> **Stated exercise**: Make an exact copy of the lines, leaving the pictures out.

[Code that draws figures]
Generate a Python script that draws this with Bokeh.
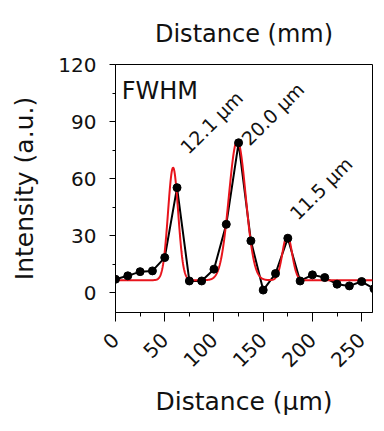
import numpy as np
from math import pi
from bokeh.plotting import figure
from bokeh.models import FixedTicker, Label, Range1d, Title
from bokeh.embed import file_html
from bokeh.resources import INLINE

# measured profile (black)
distance_um = [0, 12.5, 25, 37.5, 50, 62.5, 75, 87.5, 100, 112.5, 125, 137.5,
               150, 162.5, 175, 187.5, 200, 212.5, 225, 237.5, 250, 262.5]
intensity = [7.0, 8.8, 11.0, 11.4, 18.4, 55.2, 6.1, 6.1, 12.3, 35.9, 78.8, 27.2,
             1.3, 10.0, 28.6, 6.1, 9.3, 7.9, 4.4, 3.5, 5.8, 2.0]

# Gaussian fit parameters (red)
fit_baseline = 6.5
fit_centers = [58.5, 123.7, 174.4]
fit_amplitudes = [59.2, 73.5, 23.6]
fit_fwhm = [12.1, 20.0, 11.5]
fwhm_labels = ["12.1 µm", "20.0 µm", "11.5 µm"]

x_ticks = [0, 50, 100, 150, 200, 250]
x_minor = [25, 75, 125, 175, 225]
y_ticks = [0, 30, 60, 90, 120]
y_minor = [15, 45, 75, 105]

FONT = "DejaVu Sans"
W, H = 376, 423

xf = np.linspace(0, 261, 800)
yf = np.full_like(xf, fit_baseline)
for c, a, w in zip(fit_centers, fit_amplitudes, fit_fwhm):
    s = w / (2 * np.sqrt(2 * np.log(2)))
    yf += a * np.exp(-0.5 * ((xf - c) / s) ** 2)

p = figure(width=W, height=H, output_backend="svg", toolbar_location=None,
           x_range=Range1d(0, 261), y_range=Range1d(-10.5, 120),
           min_border_left=115, min_border_right=4, min_border_top=63,
           min_border_bottom=111)
p.grid.visible = False
p.outline_line_color = "black"
p.outline_line_width = 1
p.background_fill_color = "white"
p.border_fill_color = "white"

# x-label of the panel above, which the reference shows cut at the top edge
p.add_layout(Title(text="Distance (mm)", align="center", text_font=FONT,
                   text_font_size="24px", text_font_style="normal",
                   text_color="#111111", text_line_height=0.5, standoff=34,
                   offset=0), "above")

p.line(distance_um, intensity, line_color="black", line_width=2)
p.line(xf, yf, line_color="#e8141c", line_width=2)
p.scatter(distance_um, intensity, size=8, fill_color="black", line_color="black")

for ax in (p.xaxis[0], p.yaxis[0]):
    ax.axis_line_color = "black"
    ax.major_tick_line_color = "black"
    ax.minor_tick_line_color = "black"
    ax.major_tick_in = 0
    ax.minor_tick_in = 0
    ax.major_label_text_font = FONT
    ax.major_label_text_font_size = "20px"
    ax.major_label_text_color = "#111111"
    ax.axis_label_text_font = FONT
    ax.axis_label_text_font_size = "25px"
    ax.axis_label_text_font_style = "normal"
    ax.axis_label_text_color = "#111111"

p.xaxis.ticker = FixedTicker(ticks=x_ticks, minor_ticks=x_minor)
p.yaxis.ticker = FixedTicker(ticks=y_ticks, minor_ticks=y_minor)
p.xaxis.major_tick_out = 9
p.xaxis.minor_tick_out = 4
p.yaxis.major_tick_out = 6
p.yaxis.minor_tick_out = 3
p.xaxis.major_label_orientation = pi / 4
p.xaxis.major_label_standoff = 15
p.yaxis.major_label_standoff = 13
p.xaxis.axis_label = "Distance (µm)"
p.yaxis.axis_label = "Intensity (a.u.)"
p.xaxis.axis_label_standoff = 11
p.yaxis.axis_label_standoff = 16

p.add_layout(Label(x=6.3, y=106.2, text="FWHM", text_font=FONT, text_font_size="24px",
                   text_color="#111111", text_baseline="alphabetic"))

ann_pos = [(69.2, 74.8), (131.3, 79.3), (180.3, 40.1)]
for (ax_, ay_), t in zip(ann_pos, fwhm_labels):
    p.add_layout(Label(x=ax_, y=ay_, text=t, angle=pi / 4, text_font=FONT,
                       text_font_size="19px", text_color="#111111",
                       text_align="left", text_baseline="alphabetic"))

open("out.html", "w").write(file_html(p, INLINE))
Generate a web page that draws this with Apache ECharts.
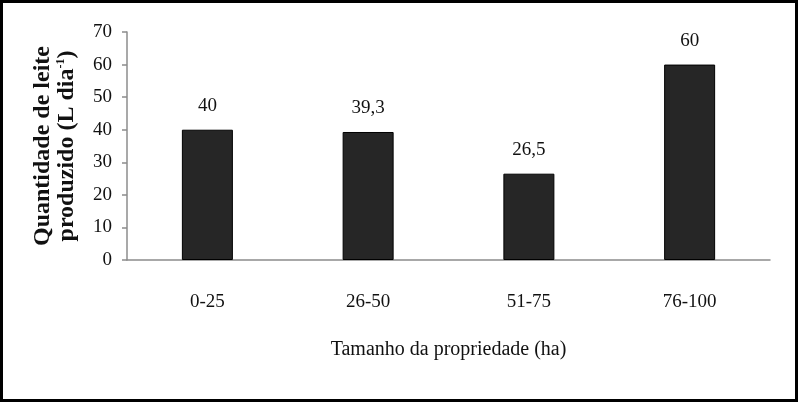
<!DOCTYPE html>
<html>
<head>
<meta charset="utf-8">
<script src="https://cdn.jsdelivr.net/npm/echarts@6/dist/echarts.min.js"></script>
<style>
html,body{margin:0;padding:0;background:#fff;}
#chart{width:798px;height:402px;}
</style>
</head>
<body>
<div id="chart"></div>
<script>
var categories = ['0-25', '26-50', '51-75', '76-100'];
var milkValues = [40, 39.3, 26.5, 60];
var yTicks = [0, 10, 20, 30, 40, 50, 60, 70];

var serif = '"Liberation Serif", "DejaVu Serif", serif';
var chart = echarts.init(document.getElementById('chart'), null, {renderer: 'canvas'});
chart.setOption({
  backgroundColor: '#ffffff',
  animation: false,
  graphic: [{
    type: 'rect',
    shape: {x: 1.5, y: 1.5, width: 795, height: 399},
    style: {fill: 'none', stroke: '#000', lineWidth: 3},
    silent: true
  }],
  grid: {left: 127, right: 28, top: 32, bottom: 142, containLabel: false},
  xAxis: {
    type: 'category',
    data: categories,
    axisLine: {show: true, lineStyle: {color: '#8c8c8c', width: 1.5}},
    axisTick: {show: false},
    axisLabel: {fontFamily: serif, fontSize: 19, color: '#111', margin: 33},
    name: 'Tamanho da propriedade (ha)',
    nameLocation: 'middle',
    nameGap: 80,
    nameTextStyle: {fontFamily: serif, fontSize: 20, color: '#111'}
  },
  yAxis: {
    type: 'value',
    min: yTicks[0],
    max: yTicks[yTicks.length - 1],
    interval: yTicks[1] - yTicks[0],
    splitLine: {show: false},
    axisLine: {show: true, lineStyle: {color: '#8c8c8c', width: 1.5}},
    axisTick: {show: true, inside: false, length: 5, lineStyle: {color: '#8c8c8c', width: 1.5}},
    axisLabel: {fontFamily: serif, fontSize: 19, color: '#111', margin: 15},
    name: 'Quantidade de leite\nproduzido (L dia{sup|-1})',
    nameLocation: 'middle',
    nameRotate: 90,
    nameGap: 48,
    nameTextStyle: {
      fontFamily: serif, fontSize: 24, fontWeight: 'bold', color: '#111', lineHeight: 24,
      rich: {
        sup: {fontFamily: serif, fontSize: 12, fontWeight: 'bold', color: '#111', verticalAlign: 'top', lineHeight: 24}
      }
    }
  },
  series: [{
    type: 'bar',
    data: milkValues,
    barWidth: 51,
    itemStyle: {color: '#262626', borderColor: '#000', borderWidth: 1},
    label: {
      show: true,
      position: 'top',
      distance: 14,
      fontFamily: serif,
      fontSize: 19,
      color: '#111',
      formatter: function (p) { return String(p.value).replace('.', ','); }
    }
  }]
});
</script>
</body>
</html>
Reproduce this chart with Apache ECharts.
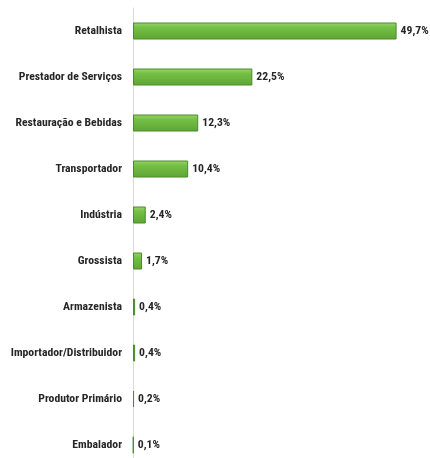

> **Solution**:
Generate a Python script that draws this with Bokeh.
import numpy as np
from math import pi
from bokeh.plotting import figure
from bokeh.models import FixedTicker, Label, Range1d, Title
from bokeh.embed import file_html
from bokeh.resources import INLINE

# measured profile (black)
distance_um = [0, 12.5, 25, 37.5, 50, 62.5, 75, 87.5, 100, 112.5, 125, 137.5,
               150, 162.5, 175, 187.5, 200, 212.5, 225, 237.5, 250, 262.5]
intensity = [7.0, 8.8, 11.0, 11.4, 18.4, 55.2, 6.1, 6.1, 12.3, 35.9, 78.8, 27.2,
             1.3, 10.0, 28.6, 6.1, 9.3, 7.9, 4.4, 3.5, 5.8, 2.0]

# Gaussian fit parameters (red)
fit_baseline = 6.5
fit_centers = [58.5, 123.7, 174.4]
fit_amplitudes = [59.2, 73.5, 23.6]
fit_fwhm = [12.1, 20.0, 11.5]
fwhm_labels = ["12.1 µm", "20.0 µm", "11.5 µm"]

x_ticks = [0, 50, 100, 150, 200, 250]
x_minor = [25, 75, 125, 175, 225]
y_ticks = [0, 30, 60, 90, 120]
y_minor = [15, 45, 75, 105]

FONT = "DejaVu Sans"
W, H = 376, 423

xf = np.linspace(0, 261, 800)
yf = np.full_like(xf, fit_baseline)
for c, a, w in zip(fit_centers, fit_amplitudes, fit_fwhm):
    s = w / (2 * np.sqrt(2 * np.log(2)))
    yf += a * np.exp(-0.5 * ((xf - c) / s) ** 2)

p = figure(width=W, height=H, output_backend="svg", toolbar_location=None,
           x_range=Range1d(0, 261), y_range=Range1d(-10.5, 120),
           min_border_left=115, min_border_right=4, min_border_top=63,
           min_border_bottom=111)
p.grid.visible = False
p.outline_line_color = "black"
p.outline_line_width = 1
p.background_fill_color = "white"
p.border_fill_color = "white"

# x-label of the panel above, which the reference shows cut at the top edge
p.add_layout(Title(text="Distance (mm)", align="center", text_font=FONT,
                   text_font_size="24px", text_font_style="normal",
                   text_color="#111111", text_line_height=0.5, standoff=34,
                   offset=0), "above")

p.line(distance_um, intensity, line_color="black", line_width=2)
p.line(xf, yf, line_color="#e8141c", line_width=2)
p.scatter(distance_um, intensity, size=8, fill_color="black", line_color="black")

for ax in (p.xaxis[0], p.yaxis[0]):
    ax.axis_line_color = "black"
    ax.major_tick_line_color = "black"
    ax.minor_tick_line_color = "black"
    ax.major_tick_in = 0
    ax.minor_tick_in = 0
    ax.major_label_text_font = FONT
    ax.major_label_text_font_size = "20px"
    ax.major_label_text_color = "#111111"
    ax.axis_label_text_font = FONT
    ax.axis_label_text_font_size = "25px"
    ax.axis_label_text_font_style = "normal"
    ax.axis_label_text_color = "#111111"

p.xaxis.ticker = FixedTicker(ticks=x_ticks, minor_ticks=x_minor)
p.yaxis.ticker = FixedTicker(ticks=y_ticks, minor_ticks=y_minor)
p.xaxis.major_tick_out = 9
p.xaxis.minor_tick_out = 4
p.yaxis.major_tick_out = 6
p.yaxis.minor_tick_out = 3
p.xaxis.major_label_orientation = pi / 4
p.xaxis.major_label_standoff = 15
p.yaxis.major_label_standoff = 13
p.xaxis.axis_label = "Distance (µm)"
p.yaxis.axis_label = "Intensity (a.u.)"
p.xaxis.axis_label_standoff = 11
p.yaxis.axis_label_standoff = 16

p.add_layout(Label(x=6.3, y=106.2, text="FWHM", text_font=FONT, text_font_size="24px",
                   text_color="#111111", text_baseline="alphabetic"))

ann_pos = [(69.2, 74.8), (131.3, 79.3), (180.3, 40.1)]
for (ax_, ay_), t in zip(ann_pos, fwhm_labels):
    p.add_layout(Label(x=ax_, y=ay_, text=t, angle=pi / 4, text_font=FONT,
                       text_font_size="19px", text_color="#111111",
                       text_align="left", text_baseline="alphabetic"))

open("out.html", "w").write(file_html(p, INLINE))
Generate a web page that draws this with Apache ECharts.
<!DOCTYPE html>
<html>
<head>
<meta charset="utf-8">
<script src="https://cdn.jsdelivr.net/npm/echarts@6/dist/echarts.min.js"></script>
<style>
html,body{margin:0;padding:0;background:#fff;}
#chart{width:798px;height:402px;}
</style>
</head>
<body>
<div id="chart"></div>
<script>
var categories = ['0-25', '26-50', '51-75', '76-100'];
var milkValues = [40, 39.3, 26.5, 60];
var yTicks = [0, 10, 20, 30, 40, 50, 60, 70];

var serif = '"Liberation Serif", "DejaVu Serif", serif';
var chart = echarts.init(document.getElementById('chart'), null, {renderer: 'canvas'});
chart.setOption({
  backgroundColor: '#ffffff',
  animation: false,
  graphic: [{
    type: 'rect',
    shape: {x: 1.5, y: 1.5, width: 795, height: 399},
    style: {fill: 'none', stroke: '#000', lineWidth: 3},
    silent: true
  }],
  grid: {left: 127, right: 28, top: 32, bottom: 142, containLabel: false},
  xAxis: {
    type: 'category',
    data: categories,
    axisLine: {show: true, lineStyle: {color: '#8c8c8c', width: 1.5}},
    axisTick: {show: false},
    axisLabel: {fontFamily: serif, fontSize: 19, color: '#111', margin: 33},
    name: 'Tamanho da propriedade (ha)',
    nameLocation: 'middle',
    nameGap: 80,
    nameTextStyle: {fontFamily: serif, fontSize: 20, color: '#111'}
  },
  yAxis: {
    type: 'value',
    min: yTicks[0],
    max: yTicks[yTicks.length - 1],
    interval: yTicks[1] - yTicks[0],
    splitLine: {show: false},
    axisLine: {show: true, lineStyle: {color: '#8c8c8c', width: 1.5}},
    axisTick: {show: true, inside: false, length: 5, lineStyle: {color: '#8c8c8c', width: 1.5}},
    axisLabel: {fontFamily: serif, fontSize: 19, color: '#111', margin: 15},
    name: 'Quantidade de leite\nproduzido (L dia{sup|-1})',
    nameLocation: 'middle',
    nameRotate: 90,
    nameGap: 48,
    nameTextStyle: {
      fontFamily: serif, fontSize: 24, fontWeight: 'bold', color: '#111', lineHeight: 24,
      rich: {
        sup: {fontFamily: serif, fontSize: 12, fontWeight: 'bold', color: '#111', verticalAlign: 'top', lineHeight: 24}
      }
    }
  },
  series: [{
    type: 'bar',
    data: milkValues,
    barWidth: 51,
    itemStyle: {color: '#262626', borderColor: '#000', borderWidth: 1},
    label: {
      show: true,
      position: 'top',
      distance: 14,
      fontFamily: serif,
      fontSize: 19,
      color: '#111',
      formatter: function (p) { return String(p.value).replace('.', ','); }
    }
  }]
});
</script>
</body>
</html>
Reproduce this chart with Apache ECharts.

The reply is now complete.